Que mundo é este para que vamos sendo empurrados como os
cegos de Pieter Bruegel? Em “A Matéria Escura e outros poemas”
(Assírio & Alvim, Março de 2020), de Jorge Sousa Braga (n. 1957), não temos
uma resposta a esta pergunta, nem era suposto que tivéssemos, mas
encontramos vários poemas onde as mesmas preocupações são exprimidas. No
poema-sequência que oferece título ao conjunto contrapõe-se a vastidão do
universo à pequenez da humanidade, interrogando a possibilidade de um sentido
para a vida onde nada parece fazer sentido e tudo surge relativizado pelas
escalas com que pretendamos medir o nosso lugar no mundo: «Hoje
acordei com vontade de dar uma volta à Via Láctea é pena que para dar essa volta sejam
necessárias umas centenas de milhões de anos» (p. 10). O registo relativista
parte de um princípio presente na poesia do autor desde a primeira hora, o da “desimportantização”, desde logo começando pela própria poesia.

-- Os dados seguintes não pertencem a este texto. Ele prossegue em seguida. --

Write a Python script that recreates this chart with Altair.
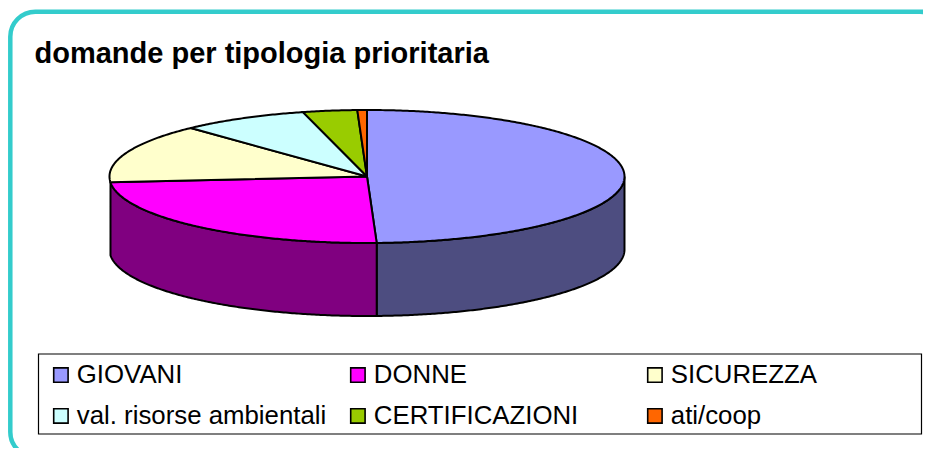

Enraizado desde cedo num tipo de reflexão que encontramos
no taoísmo e no budismo, praticando amiúde uma poesia devedora de formas orientais
como o haiku, e usando linguagem clara, límpida, simples, Jorge Sousa Braga não
abdica da ironia e até de um certo humorismo muito seu na abordagem de questões
actuais tais como a violência dos homens exercida sobre os homens, a
transformação da paisagem ou as consequências ecológicas e ambientais da acção
humana no planeta. Pelo meio, um poema que podemos dizer político (não o serão
todos, de certo modo?) lembra-nos como a actualidade pode misturar-se nos versos sem os fixar num tempo histórico específico, tal como a imagem supra nos leva a
pensar em factos de um passado histórico que julgávamos extinto mas tudo aponta
para que se perpetue até extintos estarmos nós:
SEGUNDO A MOSSACK
1.
Segundo a Mossack
a
Goldeneye controlava
a
Try-Vin Holdings
de Malta que por sua
vez detinha a Valco
sediada nas Ilhas Virgens
bem como 90% da
empresa Cidade do Porto —
Investimentos Imobiliários
tendo comprado
50% da empresa
Proinvest com offshores
nas Bahamas e no
Delawere nas Ilhas Virgens
e em Malta Eras
também
dona da SAG que possuía
a gestora de activos
GFE…
2.
Será que os fundos abutre
também são enfunados
pelo vento?
Em nota final refere-se que notícias de jornal estiveram
na origem de alguns poemas do livro, processo que não é novo e até encontrámos
recentemente num livro de Rui Almeida. Talvez não tenha relevância, por certo
não pretenderá apontar um caminho, mas não deixa de ser significativo que em dois
livros tão próximos vislumbremos em dois poetas de gerações distintas, embora contemporâneos,
uma ligação tão directa da poesia à realidade histórica e à actualidade social
e política. É verdade que em “A Matéria Escura” isso sucede a partir de uma
reflexão abrangente sobre o sentido da vida, o lugar do homem no mundo, a
sua interacção com a natureza numa migalha de planeta. Mas também não é mentira que muitas vezes procuraram os homens refúgio
nas estrelas quando se desinteressaram das coordenadas cruéis na terra. Seja
por que razão for, é mais um apontamento sobre o sentimento de perdição e o desalento
que vêm pairando no ar, como poeira tóxica, deste início de século.